Prompt:
From the records below, please print only the lines from the one containing "Emit a web page" through the one containing "const total = edificacion.map((v, i)", both included. Skip the pictures.

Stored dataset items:
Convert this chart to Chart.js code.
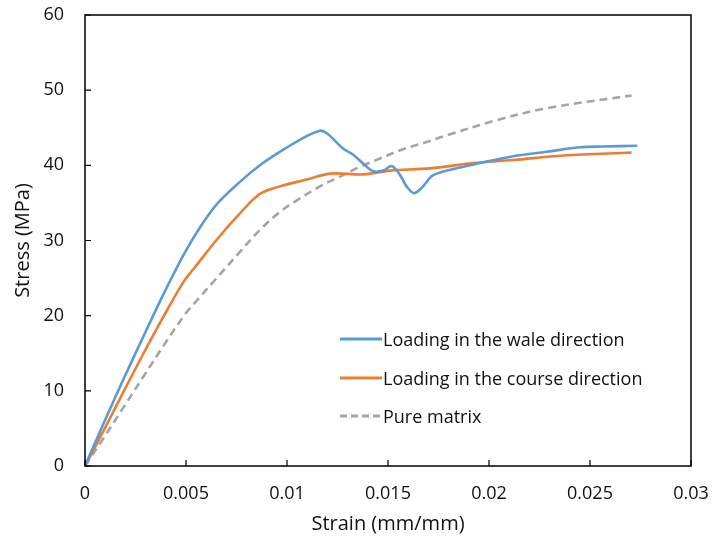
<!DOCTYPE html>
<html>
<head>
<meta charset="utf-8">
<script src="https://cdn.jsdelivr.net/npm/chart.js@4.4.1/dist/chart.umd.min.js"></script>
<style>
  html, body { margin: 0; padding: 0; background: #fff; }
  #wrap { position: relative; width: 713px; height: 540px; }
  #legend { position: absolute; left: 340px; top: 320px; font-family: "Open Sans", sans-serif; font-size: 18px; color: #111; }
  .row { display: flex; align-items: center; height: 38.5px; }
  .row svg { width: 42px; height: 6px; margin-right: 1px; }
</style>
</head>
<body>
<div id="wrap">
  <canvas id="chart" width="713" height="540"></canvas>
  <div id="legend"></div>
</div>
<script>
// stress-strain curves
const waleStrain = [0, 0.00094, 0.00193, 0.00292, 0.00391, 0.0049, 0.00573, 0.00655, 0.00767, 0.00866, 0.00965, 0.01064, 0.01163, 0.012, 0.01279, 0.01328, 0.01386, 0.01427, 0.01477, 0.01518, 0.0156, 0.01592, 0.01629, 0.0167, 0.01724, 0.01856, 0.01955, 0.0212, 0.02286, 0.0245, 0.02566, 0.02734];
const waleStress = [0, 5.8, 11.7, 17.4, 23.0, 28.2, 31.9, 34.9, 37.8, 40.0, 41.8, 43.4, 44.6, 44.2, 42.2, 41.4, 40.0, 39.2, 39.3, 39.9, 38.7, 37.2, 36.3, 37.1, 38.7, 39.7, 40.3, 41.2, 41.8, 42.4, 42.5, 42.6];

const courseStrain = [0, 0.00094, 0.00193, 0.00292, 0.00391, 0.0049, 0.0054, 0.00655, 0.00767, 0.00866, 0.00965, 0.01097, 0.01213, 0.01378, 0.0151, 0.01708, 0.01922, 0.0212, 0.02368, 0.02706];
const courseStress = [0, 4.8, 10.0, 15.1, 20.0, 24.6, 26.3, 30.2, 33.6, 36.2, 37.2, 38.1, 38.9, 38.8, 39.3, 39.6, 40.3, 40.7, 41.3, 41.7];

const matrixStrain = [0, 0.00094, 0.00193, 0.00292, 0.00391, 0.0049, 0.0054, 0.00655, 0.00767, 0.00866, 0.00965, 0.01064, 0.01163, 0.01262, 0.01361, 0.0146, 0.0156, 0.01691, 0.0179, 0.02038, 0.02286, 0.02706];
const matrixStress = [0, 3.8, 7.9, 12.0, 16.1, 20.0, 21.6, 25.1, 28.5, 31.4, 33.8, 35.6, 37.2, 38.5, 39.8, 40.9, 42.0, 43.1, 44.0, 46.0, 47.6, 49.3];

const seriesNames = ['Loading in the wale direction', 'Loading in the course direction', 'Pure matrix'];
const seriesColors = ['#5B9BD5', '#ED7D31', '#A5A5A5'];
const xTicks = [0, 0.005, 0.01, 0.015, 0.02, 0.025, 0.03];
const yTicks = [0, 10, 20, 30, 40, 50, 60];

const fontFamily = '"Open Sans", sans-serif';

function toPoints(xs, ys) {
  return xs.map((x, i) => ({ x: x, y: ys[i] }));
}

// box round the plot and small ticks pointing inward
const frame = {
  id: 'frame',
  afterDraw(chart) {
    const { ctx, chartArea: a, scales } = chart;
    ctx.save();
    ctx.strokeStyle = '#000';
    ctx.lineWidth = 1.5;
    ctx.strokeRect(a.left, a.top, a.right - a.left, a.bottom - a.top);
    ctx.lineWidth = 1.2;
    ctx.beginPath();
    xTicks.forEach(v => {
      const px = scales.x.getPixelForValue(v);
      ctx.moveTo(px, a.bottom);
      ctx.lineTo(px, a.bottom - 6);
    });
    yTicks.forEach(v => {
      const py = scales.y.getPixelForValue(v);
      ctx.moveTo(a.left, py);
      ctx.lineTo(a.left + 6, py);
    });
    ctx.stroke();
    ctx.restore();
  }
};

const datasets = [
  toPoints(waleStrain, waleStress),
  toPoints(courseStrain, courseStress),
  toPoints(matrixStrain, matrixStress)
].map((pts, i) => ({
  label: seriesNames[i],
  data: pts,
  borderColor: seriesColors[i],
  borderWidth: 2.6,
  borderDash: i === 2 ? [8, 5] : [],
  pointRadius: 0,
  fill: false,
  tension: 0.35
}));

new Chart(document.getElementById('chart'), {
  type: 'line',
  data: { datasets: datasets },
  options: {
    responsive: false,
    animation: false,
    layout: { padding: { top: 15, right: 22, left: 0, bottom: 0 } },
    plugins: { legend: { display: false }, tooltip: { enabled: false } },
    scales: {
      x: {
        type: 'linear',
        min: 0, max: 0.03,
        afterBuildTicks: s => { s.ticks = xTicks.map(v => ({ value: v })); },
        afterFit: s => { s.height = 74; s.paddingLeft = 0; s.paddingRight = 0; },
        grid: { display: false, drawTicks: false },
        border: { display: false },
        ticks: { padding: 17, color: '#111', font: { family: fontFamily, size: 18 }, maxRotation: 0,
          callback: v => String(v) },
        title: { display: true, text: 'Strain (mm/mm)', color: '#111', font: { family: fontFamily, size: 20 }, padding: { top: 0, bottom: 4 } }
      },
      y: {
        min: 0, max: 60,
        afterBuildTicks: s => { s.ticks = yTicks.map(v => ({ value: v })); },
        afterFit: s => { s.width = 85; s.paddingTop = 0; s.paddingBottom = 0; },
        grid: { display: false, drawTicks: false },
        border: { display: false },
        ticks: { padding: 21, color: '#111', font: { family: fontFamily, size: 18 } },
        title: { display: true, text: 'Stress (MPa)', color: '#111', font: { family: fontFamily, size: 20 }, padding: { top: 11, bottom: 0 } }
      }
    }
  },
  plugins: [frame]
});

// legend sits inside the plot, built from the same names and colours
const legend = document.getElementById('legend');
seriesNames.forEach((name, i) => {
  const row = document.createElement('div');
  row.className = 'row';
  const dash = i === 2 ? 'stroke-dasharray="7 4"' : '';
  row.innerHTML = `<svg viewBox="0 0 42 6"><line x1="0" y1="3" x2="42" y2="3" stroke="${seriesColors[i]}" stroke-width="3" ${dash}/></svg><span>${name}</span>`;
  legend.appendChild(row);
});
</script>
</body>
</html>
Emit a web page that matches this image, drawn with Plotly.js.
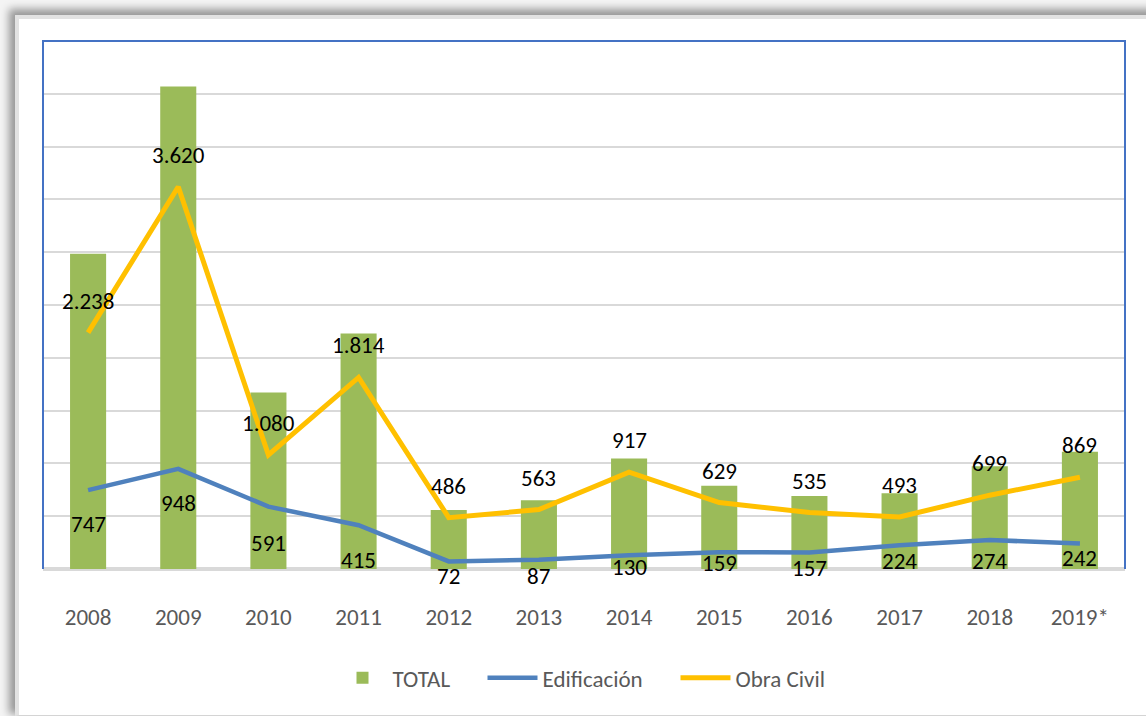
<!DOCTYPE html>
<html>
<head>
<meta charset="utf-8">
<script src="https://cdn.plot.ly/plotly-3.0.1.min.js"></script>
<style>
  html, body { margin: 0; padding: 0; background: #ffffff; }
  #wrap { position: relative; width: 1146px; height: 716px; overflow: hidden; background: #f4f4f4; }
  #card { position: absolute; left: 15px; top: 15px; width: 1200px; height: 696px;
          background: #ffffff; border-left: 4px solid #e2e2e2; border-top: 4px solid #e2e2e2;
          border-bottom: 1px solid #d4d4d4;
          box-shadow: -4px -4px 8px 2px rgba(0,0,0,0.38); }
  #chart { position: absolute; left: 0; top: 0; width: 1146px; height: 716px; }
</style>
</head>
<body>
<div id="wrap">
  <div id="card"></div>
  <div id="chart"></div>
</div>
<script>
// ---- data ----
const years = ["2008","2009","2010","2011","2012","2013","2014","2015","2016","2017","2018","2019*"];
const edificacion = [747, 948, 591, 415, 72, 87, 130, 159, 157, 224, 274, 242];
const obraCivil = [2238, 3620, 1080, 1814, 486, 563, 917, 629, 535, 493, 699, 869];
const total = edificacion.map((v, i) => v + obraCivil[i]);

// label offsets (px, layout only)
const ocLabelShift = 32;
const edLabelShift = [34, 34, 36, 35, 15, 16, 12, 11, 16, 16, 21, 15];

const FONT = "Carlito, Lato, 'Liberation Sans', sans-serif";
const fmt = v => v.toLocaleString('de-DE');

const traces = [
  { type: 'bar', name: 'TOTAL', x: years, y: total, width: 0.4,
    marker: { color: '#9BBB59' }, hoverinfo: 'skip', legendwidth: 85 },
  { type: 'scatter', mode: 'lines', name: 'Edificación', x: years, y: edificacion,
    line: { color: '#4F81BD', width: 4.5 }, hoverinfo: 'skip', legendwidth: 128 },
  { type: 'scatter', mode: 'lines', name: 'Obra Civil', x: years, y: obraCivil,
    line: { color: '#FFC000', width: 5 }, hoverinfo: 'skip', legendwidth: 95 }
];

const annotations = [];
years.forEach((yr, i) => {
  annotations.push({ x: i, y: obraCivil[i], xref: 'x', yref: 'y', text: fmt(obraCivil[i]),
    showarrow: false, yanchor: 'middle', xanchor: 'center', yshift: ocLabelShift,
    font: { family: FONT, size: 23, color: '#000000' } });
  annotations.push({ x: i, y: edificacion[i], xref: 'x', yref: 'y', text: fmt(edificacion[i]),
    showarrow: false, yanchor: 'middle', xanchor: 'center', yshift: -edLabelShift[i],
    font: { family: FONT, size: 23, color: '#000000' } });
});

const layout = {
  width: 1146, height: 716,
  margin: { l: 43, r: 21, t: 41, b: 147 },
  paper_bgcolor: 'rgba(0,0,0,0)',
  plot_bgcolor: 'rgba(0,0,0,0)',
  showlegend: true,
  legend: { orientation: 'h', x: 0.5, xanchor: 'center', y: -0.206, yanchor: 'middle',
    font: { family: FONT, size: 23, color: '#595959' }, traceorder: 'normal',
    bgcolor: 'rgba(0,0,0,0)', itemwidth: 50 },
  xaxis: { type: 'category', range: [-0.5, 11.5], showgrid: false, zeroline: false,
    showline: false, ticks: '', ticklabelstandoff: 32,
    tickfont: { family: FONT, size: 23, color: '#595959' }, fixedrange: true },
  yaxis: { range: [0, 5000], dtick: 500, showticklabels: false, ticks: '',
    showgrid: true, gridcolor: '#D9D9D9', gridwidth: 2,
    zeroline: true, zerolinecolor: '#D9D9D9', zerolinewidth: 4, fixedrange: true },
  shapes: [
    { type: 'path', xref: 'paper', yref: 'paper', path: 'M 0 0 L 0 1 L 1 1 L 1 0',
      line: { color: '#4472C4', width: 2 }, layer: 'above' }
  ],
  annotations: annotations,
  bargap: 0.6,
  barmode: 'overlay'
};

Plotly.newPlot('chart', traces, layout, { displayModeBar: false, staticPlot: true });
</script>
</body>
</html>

Response to this exercise:
Emit a web page that matches this image, drawn with Plotly.js.
<!DOCTYPE html>
<html>
<head>
<meta charset="utf-8">
<script src="https://cdn.plot.ly/plotly-3.0.1.min.js"></script>
<style>
  html, body { margin: 0; padding: 0; background: #ffffff; }
  #wrap { position: relative; width: 1146px; height: 716px; overflow: hidden; background: #f4f4f4; }
  #card { position: absolute; left: 15px; top: 15px; width: 1200px; height: 696px;
          background: #ffffff; border-left: 4px solid #e2e2e2; border-top: 4px solid #e2e2e2;
          border-bottom: 1px solid #d4d4d4;
          box-shadow: -4px -4px 8px 2px rgba(0,0,0,0.38); }
  #chart { position: absolute; left: 0; top: 0; width: 1146px; height: 716px; }
</style>
</head>
<body>
<div id="wrap">
  <div id="card"></div>
  <div id="chart"></div>
</div>
<script>
// ---- data ----
const years = ["2008","2009","2010","2011","2012","2013","2014","2015","2016","2017","2018","2019*"];
const edificacion = [747, 948, 591, 415, 72, 87, 130, 159, 157, 224, 274, 242];
const obraCivil = [2238, 3620, 1080, 1814, 486, 563, 917, 629, 535, 493, 699, 869];
const total = edificacion.map((v, i) => v + obraCivil[i]);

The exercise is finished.